This week, the House will consider the Wall Street Reform and Consumer Protection Act, legislation to protect American consumers and prevent the irresponsible behaviors and practices that contributed to the financial crisis last Fall. This legislation restores responsibility and accountability to Wall Street through tough rules and regulation of risky practices; it protects consumers on Main Street by ensuring that bank loans, mortgages, and credit cards are fair and transparent; and it ensures that taxpayers will never have to bail out Wall Street banks by putting an end to “too big to fail” financial firms.
The Wall Street Reform & Consumer Protection Act
1) Ensures that the credit cards you use and the mortgage you sign are fair, transparent, and understandable by creating a Consumer Financial Protection Agency. Your finances should not be put at risk due to fine print that hides fees and other things you should be aware of.
2) Helps protect your 401(k) and pension by stopping institutions from taking risks that threaten the financial system and can cause a crash like the one that happened last Fall.

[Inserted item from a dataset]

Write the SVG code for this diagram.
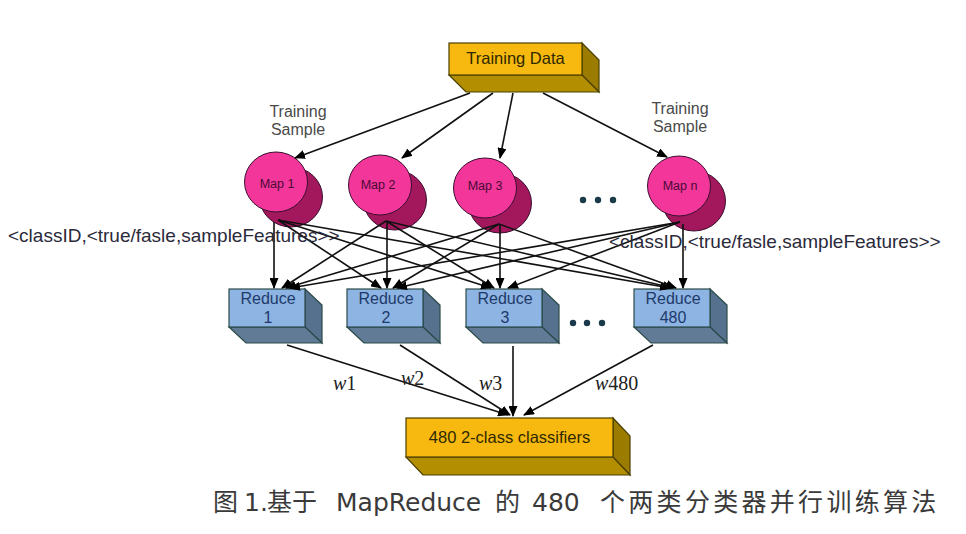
<svg xmlns="http://www.w3.org/2000/svg" width="966" height="534" viewBox="0 0 966 534">
<defs>
<marker id="ah" markerWidth="11" markerHeight="9" refX="10" refY="4.5" orient="auto" markerUnits="userSpaceOnUse"><path d="M0,0 L11,4.5 L0,9 Z" fill="#000"/></marker>
</defs>
<style>
.conn line{stroke:#111;stroke-width:1.6;marker-end:url(#ah)}
.yf{fill:#f7b90f;stroke:#4a4000;stroke-width:1.2}
.yr{fill:#9c7c00;stroke:#4a4000;stroke-width:1.2}
.yb{fill:#b38e00;stroke:#4a4000;stroke-width:1.2}
.bf{fill:#8db4e2;stroke:#2b4a4a;stroke-width:1.2}
.br{fill:#56718e;stroke:#2b4a4a;stroke-width:1.2}
.bb{fill:#617b96;stroke:#2b4a4a;stroke-width:1.2}
.mf{fill:#f2369a;stroke:#3a1030;stroke-width:1}
.mb{fill:#a3175c;stroke:#3a1030;stroke-width:1}
.t{font-family:"Liberation Sans",Arial,sans-serif;text-anchor:middle}
.box{font-size:16.5px;fill:#2e2800}
.red{font-size:16px;fill:#1f3a6a}
.map{font-size:12.5px;fill:#4a0a35}
.lab{font-family:"Liberation Sans",Arial,sans-serif;font-size:19px;fill:#2a2a3a}
.samp{font-size:16px;fill:#4a4a4a}
.w{font-family:"Liberation Serif","Times New Roman",serif;font-size:20px;fill:#222}
.dot{fill:#1a3a4a}
</style>
<rect width="966" height="534" fill="#fff"/>

<g id="training-data">
<polygon class="yr" points="582,43 599,60 599,92 582,75"/>
<polygon class="yb" points="449,75 582,75 599,92 466,92"/>
<rect class="yf" x="449" y="43" width="133" height="32"/>
<text class="t box" x="515.5" y="64">Training Data</text>
</g>

<g id="map1">
<ellipse class="mb" cx="291" cy="197" rx="31.5" ry="30"/>
<ellipse class="mf" cx="276" cy="182" rx="31.5" ry="30"/>
<text class="t map" x="277" y="188">Map 1</text>
</g>
<g id="map2">
<ellipse class="mb" cx="395" cy="200" rx="31.5" ry="30"/>
<ellipse class="mf" cx="380" cy="185" rx="31.5" ry="30"/>
<text class="t map" x="378" y="189">Map 2</text>
</g>
<g id="map3">
<ellipse class="mb" cx="500" cy="203" rx="31.5" ry="30"/>
<ellipse class="mf" cx="485" cy="188" rx="31.5" ry="30"/>
<text class="t map" x="485" y="190">Map 3</text>
</g>
<g id="mapn">
<ellipse class="mb" cx="694" cy="201" rx="31.5" ry="30"/>
<ellipse class="mf" cx="679" cy="186" rx="31.5" ry="30"/>
<text class="t map" x="680" y="190">Map n</text>
</g>
<g id="map-dots">
<circle class="dot" cx="583" cy="200" r="3.2"/>
<circle class="dot" cx="598" cy="200" r="3.2"/>
<circle class="dot" cx="613" cy="200" r="3.2"/>
</g>

<g id="reduce1">
<polygon class="br" points="305,289 322,305 322,343 305,327"/>
<polygon class="bb" points="229,327 305,327 322,343 246,343"/>
<rect class="bf" x="229" y="289" width="76" height="38"/>
<text class="t red" x="268" y="304">Reduce</text>
<text class="t red" x="268" y="323">1</text>
</g>
<g id="reduce2">
<polygon class="br" points="423,289 440,305 440,343 423,327"/>
<polygon class="bb" points="347,327 423,327 440,343 364,343"/>
<rect class="bf" x="347" y="289" width="76" height="38"/>
<text class="t red" x="386" y="304">Reduce</text>
<text class="t red" x="386" y="323">2</text>
</g>
<g id="reduce3">
<polygon class="br" points="542,289 559,305 559,343 542,327"/>
<polygon class="bb" points="466,327 542,327 559,343 483,343"/>
<rect class="bf" x="466" y="289" width="76" height="38"/>
<text class="t red" x="505" y="304">Reduce</text>
<text class="t red" x="505" y="323">3</text>
</g>
<g id="reduce480">
<polygon class="br" points="710,289 727,305 727,343 710,327"/>
<polygon class="bb" points="634,327 710,327 727,343 651,343"/>
<rect class="bf" x="634" y="289" width="76" height="38"/>
<text class="t red" x="673" y="304">Reduce</text>
<text class="t red" x="673" y="323">480</text>
</g>
<g id="reduce-dots">
<circle class="dot" cx="573" cy="323" r="3.2"/>
<circle class="dot" cx="587" cy="323" r="3.2"/>
<circle class="dot" cx="602" cy="323" r="3.2"/>
</g>

<g id="classifiers">
<polygon class="yr" points="613,418 630,436 630,475 613,457"/>
<polygon class="yb" points="406,457 613,457 630,475 423,475"/>
<rect class="yf" x="406" y="418" width="207" height="39"/>
<text class="t box" x="509.5" y="443">480 2-class classifiers</text>
</g>

<g id="connectors" class="conn">
<line x1="470" y1="93" x2="295" y2="158"/>
<line x1="493" y1="93" x2="402" y2="158"/>
<line x1="513" y1="93" x2="500" y2="158"/>
<line x1="543" y1="93" x2="667" y2="157"/>

<line x1="274" y1="222" x2="274" y2="288"/>
<line x1="278" y1="220" x2="381" y2="288"/>
<line x1="278" y1="220" x2="491" y2="288"/>
<line x1="278" y1="220" x2="670" y2="288"/>

<line x1="387" y1="222" x2="387" y2="288"/>
<line x1="386" y1="221" x2="282" y2="288"/>
<line x1="386" y1="221" x2="494" y2="288"/>
<line x1="386" y1="221" x2="673" y2="288"/>

<line x1="500" y1="225" x2="500" y2="288"/>
<line x1="499" y1="224" x2="286" y2="288"/>
<line x1="499" y1="224" x2="393" y2="288"/>
<line x1="499" y1="224" x2="676" y2="288"/>

<line x1="683" y1="224" x2="683" y2="288"/>
<line x1="680" y1="222" x2="290" y2="288"/>
<line x1="680" y1="222" x2="397" y2="288"/>
<line x1="680" y1="222" x2="508" y2="288"/>

<line x1="287" y1="345" x2="508" y2="415"/>
<line x1="400" y1="345" x2="510" y2="415"/>
<line x1="513" y1="346" x2="513" y2="416"/>
<line x1="653" y1="345" x2="524" y2="415"/>
</g>

<g id="labels">
<text class="t samp" x="298" y="117">Training</text>
<text class="t samp" x="298" y="135">Sample</text>
<text class="t samp" x="680" y="114">Training</text>
<text class="t samp" x="680" y="132">Sample</text>
<text class="lab" x="8" y="242">&lt;classID,&lt;true/fasle,sampleFeatures&gt;&gt;</text>
<text class="lab" x="609" y="248">&lt;classID,&lt;true/fasle,sampleFeatures&gt;&gt;</text>
<text class="w" x="333" y="390"><tspan font-style="italic">w</tspan>1</text>
<text class="w" x="401" y="385"><tspan font-style="italic">w</tspan>2</text>
<text class="w" x="479" y="390"><tspan font-style="italic">w</tspan>3</text>
<text class="w" x="595" y="390"><tspan font-style="italic">w</tspan>480</text>
</g>

<text id="caption" y="511" font-family="'DejaVu Sans','Noto Sans CJK SC',sans-serif" font-size="25" fill="#3a3a3a"><tspan x="213">图</tspan><tspan x="244">1.</tspan><tspan x="267">基于</tspan><tspan x="336">MapReduce</tspan><tspan x="495">的</tspan><tspan x="532">480</tspan><tspan x="600" letter-spacing="3.3">个两类分类器并行训练算法</tspan></text>
</svg>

3) Helps ensure that taxpayers will never again need to bail out Wall Street banks by putting an end to “too big to fail” firms and preventing their risky behavior from threatening to bring down the entire economy.
4) Ends predatory lending practices so that lenders can’t put you or your neighbor into an unaffordable or difficult to understand loan.
5) Makes sure that Wall Street banks have to play by the same rules when they provide the same thing, like a home mortgage loan. This will ensure that you can have faith that wherever you go, you can expect a minimum level of fairness.